“It was awful,” says Mogens Vesterby, standing in his former butcher’s shop and pulling a face, while his son Lasse shows me around the meat-processing equipment that was used to produce the first rough expression of Stauning Whisky. “My father didn’t like whisky,” says Lasse. “He has changed about that now, but at that time he didn’t.” Mogens and Lasse are two of the nine co-founders of Denmark’s first whisky, which is produced here in the small village of Stauning (population: 356) in West Jutland.

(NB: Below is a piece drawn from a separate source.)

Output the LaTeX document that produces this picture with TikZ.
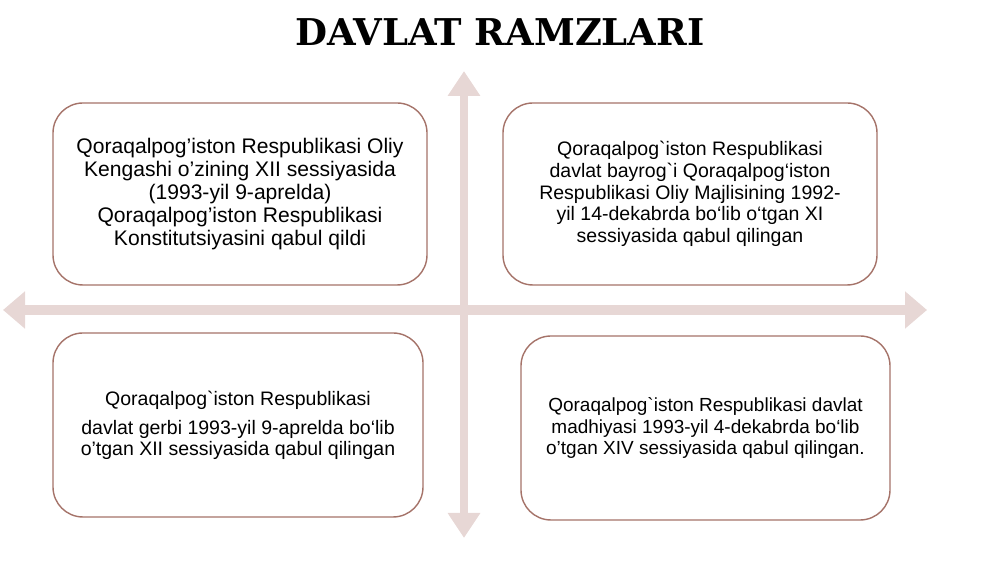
\documentclass[tikz,border=0pt]{standalone}
\usepackage{fontspec}
\setmainfont{Liberation Sans}[Ligatures=TeXOff]
\newfontfamily\titlefont{DejaVu Serif}
\usetikzlibrary{arrows.meta,positioning}
\definecolor{axiscol}{RGB}{231,215,213}
\definecolor{cardcol}{RGB}{165,115,105}

\begin{document}
\begin{tikzpicture}[
	axis/.style={draw=axiscol, line width=0.19cm},
	card/.style={draw=cardcol, line width=0.8pt, rounded corners=0.6cm, fill=white, align=center, inner sep=0pt}]
	\useasboundingbox (0,0) rectangle (20,11.24);
	\node at (10,10.6) (title) {\titlefont\bfseries\fontsize{21}{25}\selectfont DAVLAT RAMZLARI};
	% axes
	\coordinate (west) at (0.06,5.04);
	\coordinate (east) at (18.54,5.04);
	\coordinate (north) at (9.28,9.82);
	\coordinate (south) at (9.28,0.48);
	\draw[axis, {Triangle[length=0.44cm,width=0.72cm]}-{Triangle[length=0.44cm,width=0.72cm]}] (west) -- (east);
	\draw[axis, line width=0.16cm, {Triangle[length=0.5cm,width=0.62cm]}-{Triangle[length=0.5cm,width=0.62cm]}] (north) -- (south);
	% cards
	\node[card, minimum width=7.48cm, minimum height=3.64cm, font=\fontsize{12}{13}\selectfont] at (4.8,7.36) (konst) {Qoraqalpog’iston Respublikasi Oliy\\ Kengashi o’zining XII sessiyasida\\ (1993-yil 9-aprelda)\\ Qoraqalpog’iston Respublikasi\\ Konstitutsiyasini qabul qildi};
	\node[card, minimum width=7.48cm, minimum height=3.64cm, font=\fontsize{11.1}{12.3}\selectfont] at (13.8,7.36) (bayroq) {Qoraqalpog`iston Respublikasi\\ davlat bayrog`i Qoraqalpog‘iston\\ Respublikasi Oliy Majlisining 1992-\\ yil 14-dekabrda bo‘lib o‘tgan XI\\ sessiyasida qabul qilingan};
	\node[card, minimum width=7.4cm, minimum height=3.68cm, font=\fontsize{11.1}{12}\selectfont] at (4.76,2.74) (gerb) {Qoraqalpog`iston Respublikasi\\[4.5pt] davlat gerbi 1993-yil 9-aprelda bo‘lib\\ o’tgan XII sessiyasida qabul qilingan};
	\node[card, minimum width=7.38cm, minimum height=3.68cm, font=\fontsize{10.8}{12.3}\selectfont] at (14.11,2.68) (madhiya) {Qoraqalpog`iston Respublikasi davlat\\ madhiyasi 1993-yil 4-dekabrda bo‘lib\\ o’tgan XIV sessiyasida qabul qilingan.};
\end{tikzpicture}
\end{document}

Precisely how they went from Googling ‘how is whisky made?’ in 2005 to being wooed by Distill Ventures, Diageo’s small-business investment accelerator) who invested £10 million in the project in 2015 to having Noma, the world’s best restaurant, delist all other whiskies in favour of theirs, is the stuff of fairy tales. Suffice it to say, no-one is manually pouring barley into Mogens’ remodelled meat grinder anymore.
Since 2018 a purpose-built distillery, just two kilometres from the old butchery in the village of Stauning, has been open to the public. It’s a feat of architectural awe. I stand outside it in the Danish drizzle with Lasse, admiring the six gabled barns that look a bit like Nordic display homes, lit up at night, so that drivers passing by can look inside at the whisky-making process. One of the design aims was to evoke the style of nearby fishers’ houses, using black charred wood, steel, concrete and huge glass windows.

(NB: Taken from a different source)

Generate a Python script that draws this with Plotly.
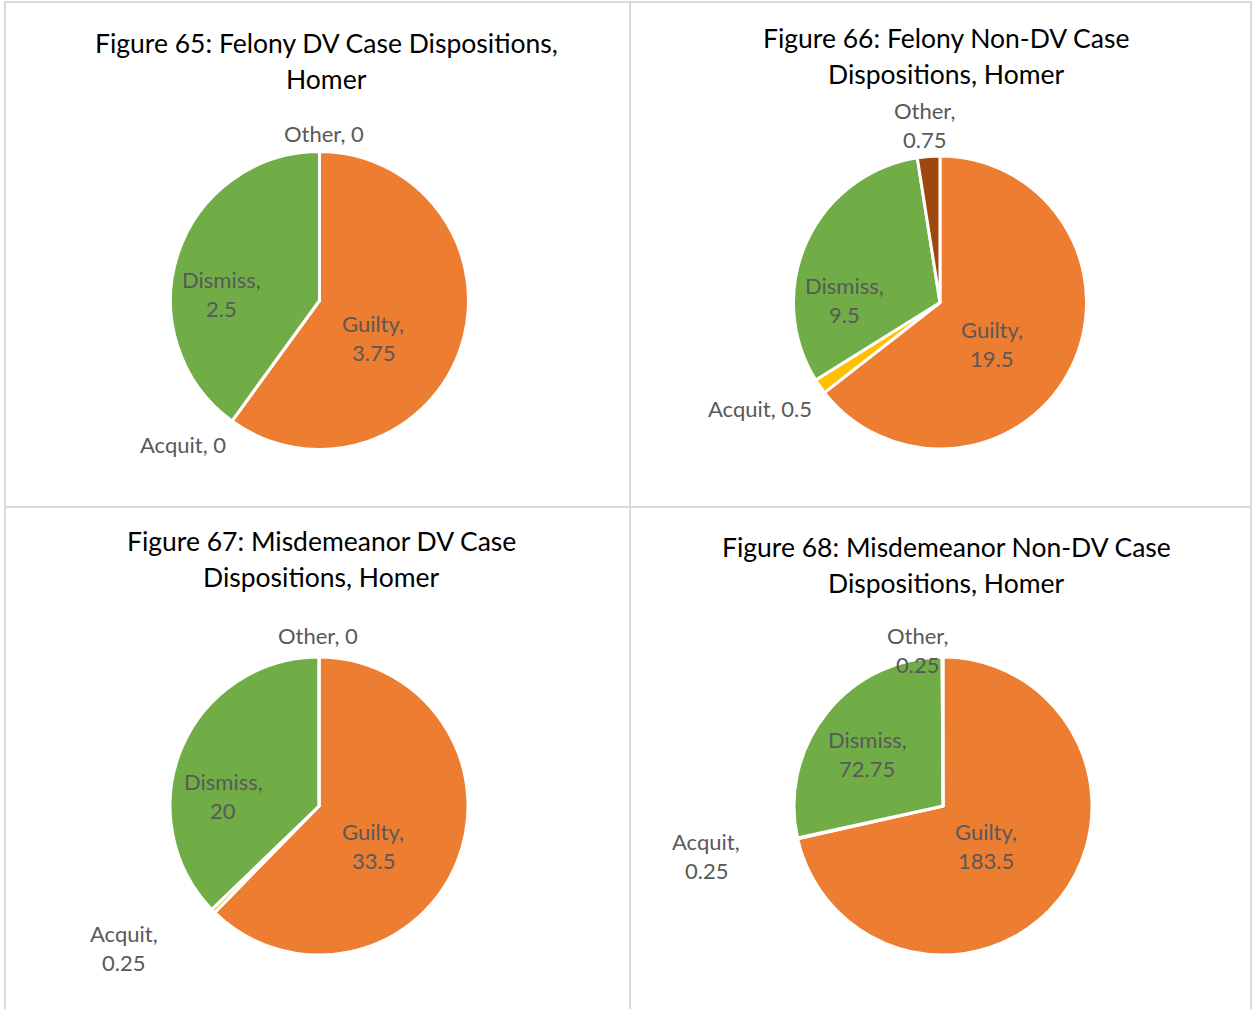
import plotly.graph_objects as go

# Disposition categories, in slice order (clockwise from 12 o'clock)
categories = ["Guilty", "Acquit", "Dismiss", "Other"]
slice_colors = ["#ED7D31", "#FFC000", "#70AD47", "#9E480E"]

# Average case counts per disposition
felony_dv = [3.75, 0, 2.5, 0]
felony_non_dv = [19.5, 0.5, 9.5, 0.75]
misd_dv = [33.5, 0.25, 20, 0]
misd_non_dv = [183.5, 0.25, 72.75, 0.25]

titles = [
    ["Figure 65: Felony DV Case Dispositions,", "Homer"],
    ["Figure 66: Felony Non-DV Case", "Dispositions, Homer"],
    ["Figure 67: Misdemeanor DV Case", "Dispositions, Homer"],
    ["Figure 68: Misdemeanor Non-DV Case", "Dispositions, Homer"],
]
series = [felony_dv, felony_non_dv, misd_dv, misd_non_dv]

W, H = 1254, 1009

# Layout of each panel (pixels): pie centre, radius, title centre/first line y
panels = [
    dict(cx=319.5, cy=300.5, r=149, tx=327, ty=43),
    dict(cx=940, cy=302.5, r=146.5, tx=946, ty=38),
    dict(cx=319, cy=806, r=149, tx=321, ty=541),
    dict(cx=943, cy=806, r=149, tx=946, ty=547),
]

# Data label placement per slice: (centre x, centre y, wrap onto two lines)
label_pos = [
    [(373, 338, True), (183, 444, False), (221, 294, True), (324, 133, False)],
    [(992, 344, True), (760, 408, False), (845, 300, True), (924, 125, True)],
    [(373, 846, True), (124, 948, True), (223, 796, True), (318, 635, False)],
    [(986, 846, True), (706, 856, True), (867, 754, True), (917, 650, True)],
]

FONT = "Lato"
LABEL_COLOR = "#595959"


def px(x):
    return x / W


def py(y):
    return 1 - y / H


fig = go.Figure()
annotations = []

for vals, p, title, labels in zip(series, panels, titles, label_pos):
    cx, cy, r = p["cx"], p["cy"], p["r"]
    fig.add_trace(go.Pie(
        labels=categories,
        values=vals,
        sort=False,
        direction="clockwise",
        rotation=0,
        marker=dict(colors=slice_colors, line=dict(color="white", width=3)),
        textinfo="none",
        hoverinfo="skip",
        showlegend=False,
        domain=dict(x=[px(cx - r), px(cx + r)], y=[py(cy + r), py(cy - r)]),
    ))

    # Chart title, two lines
    for i, line in enumerate(title):
        annotations.append(dict(
            x=px(p["tx"]), y=py(p["ty"] + i * 36), xref="paper", yref="paper",
            text=line, showarrow=False, xanchor="center", yanchor="middle",
            font=dict(family=FONT, size=26.5, color="#000000"),
        ))

    # Data labels "Category, value"
    for cat, v, (lx, ly, wrap) in zip(categories, vals, labels):
        value_txt = f"{v:g}"
        lines = [f"{cat},", value_txt] if wrap else [f"{cat}, {value_txt}"]
        pitch = 29
        top = ly - pitch * (len(lines) - 1) / 2
        for i, line in enumerate(lines):
            annotations.append(dict(
                x=px(lx), y=py(top + i * pitch), xref="paper", yref="paper",
                text=line, showarrow=False, xanchor="center", yanchor="middle",
                font=dict(family=FONT, size=22, color=LABEL_COLOR),
            ))

# Panel frames
border = dict(color="#D9D9D9", width=2)
shapes = [
    dict(type="rect", xref="paper", yref="paper",
         x0=px(5), x1=px(1251), y0=py(1012), y1=py(2), line=border),
    dict(type="line", xref="paper", yref="paper",
         x0=px(630), x1=px(630), y0=py(1012), y1=py(2), line=border),
    dict(type="line", xref="paper", yref="paper",
         x0=px(5), x1=px(1251), y0=py(507), y1=py(507), line=border),
]

fig.update_layout(
    width=W, height=H,
    margin=dict(l=0, r=0, t=0, b=0),
    paper_bgcolor="white",
    plot_bgcolor="white",
    annotations=annotations,
    shapes=shapes,
    showlegend=False,
)

fig.write_html("out.html")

Morten Nymann from Aarhus-based LOOP Architects is a friend of one of the co-founders Alex Munch, or as Lasse Vesterby puts it “there’s always someone in the nine [co-founders] that knows someone who can help with something”. Morten began sketching loose ideas for the bespoke distillery many years ago. “After that, Alex came to me one Sunday afternoon and asked me to make a design that he could bring to Diageo,” says Morten over email. “In a few days!”
The distillery has won numerous design awards, most recently in October 2020 from the Danish Arts Foundation (funded by the Danish government), in its first- ever nod to Danish architecture, recognising its enrichment of the local environment and community as well as its form and function.
Morten was keen to ensure the design melded with the landscape of Stauning, set amid vast flat fields. Indeed, my favourite view in the distillery is from the second floor of one of the barns: standing next to perfectly symmetrical rows of 24 small copper pot stills, with gabled windows at both ends of the building letting in light, and the glow of green fields visible in whichever direction I turn my head.
“It’s very Danish,” says Morten. “And poetic at the same time.” Lyrical, even. “We have some sound insulation in the roof,” says Lasse, luring me further along the rows of glowing pot stills. “So, the acoustics are rather nice; we had a concert here [Steffen Brandt, lead singer from Danish band TV-2, performed an intimate gig for 80 people within Stauning Distillery in October 2019]”.